Erzieherischer Nutzen:
Hoch! Welches Kind steht auf harte Eier? Welches Kind sucht gerne? Den verschwundenen zweiten Socken beispielsweise? Na, bitte. Der Osterhase machts möglich. Ausserdem sind Eiertütschen, Eiersuchen und eine Karotte auf die Fussmatte legen, um den Osterhasen anzulocken, ohne Hase öde, mit Hasenglauben liebenswert, lustig und – stiften eine schöne Familientradition.
Nikolaus
Herkunft:
Die Verwandtschaftsverhältnisse der Wintergestalten sind unübersichtlich. Ist der Weihnachtsmann der Zwillingsbruder vom Nikolaus? Ein und derselbe? Gibt es Anzeichen für eine Persönlichkeitsspaltung? Ungeklärt ist auch die Herkunft der weihnachtlichen Spielsachen: Werden sie von Engelchen hergestellt oder von spitzohrigen Elfen? Verlagern die europäischen Engel etwa, ganz Unternehmer, die Produktion ins Elfenland, weil Arbeitskräfte dort billiger sind? Egal. Fest steht:
Erzieherischer Nutzen:
Hoch. Denn sich durch die weihnachtlichen Geschichten, Legenden und Ungereimtheiten zu ackern, schult kindliche Phantasie, logisches Denken und wichtiger noch: die Fähigkeit zu staunen. Zudem werden die Stiefel mal endlich für den Nikolausmorgen gründlich geputzt. Und später, wenn die Kinder längst keine mehr sind, wird Mama sich noch an jedem 6. Dezember daran erinnern, wie sie früher alle gemeinsam mucksmäuschenstill in die Dunkelheit gehorcht haben, ob der Nikolaus klopft. Manchmal hat sie dann einen komischen Kloss im Hals.

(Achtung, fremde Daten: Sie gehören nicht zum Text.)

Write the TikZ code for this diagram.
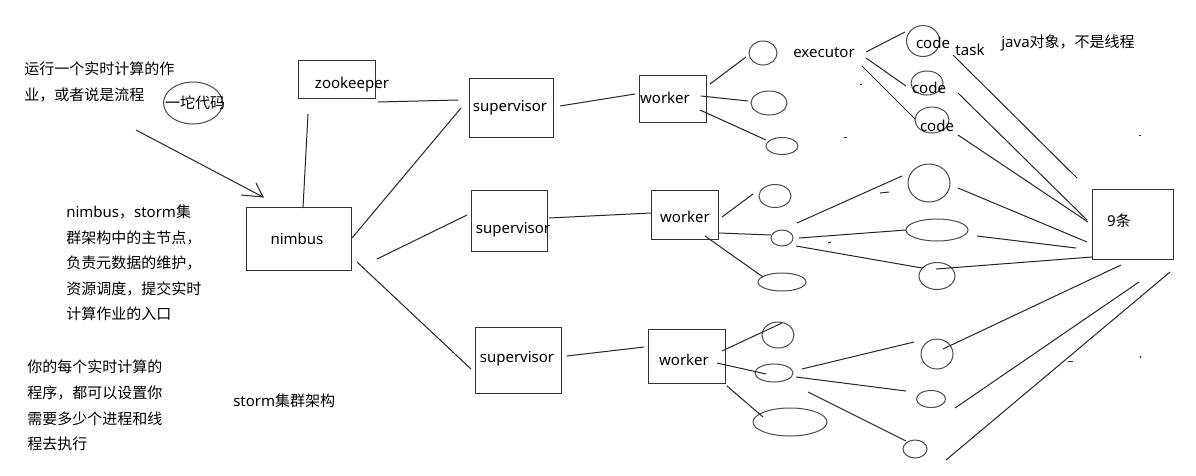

Ja, aber die ungeschminkte Wahrheit? Die Realität? Die Vernunft? Sind ganz wichtig. Aber müssen sie deshalb schon im Kinderzimmer das Kommando übernehmen? Gewiss nicht.
Denn: «Es gibt nichts Schöneres als das Mysteriöse. Aus ihm entspringt alle wahre Kunst und Wissenschaft», fand schon Albert Einstein. Und der war immerhin Physiker.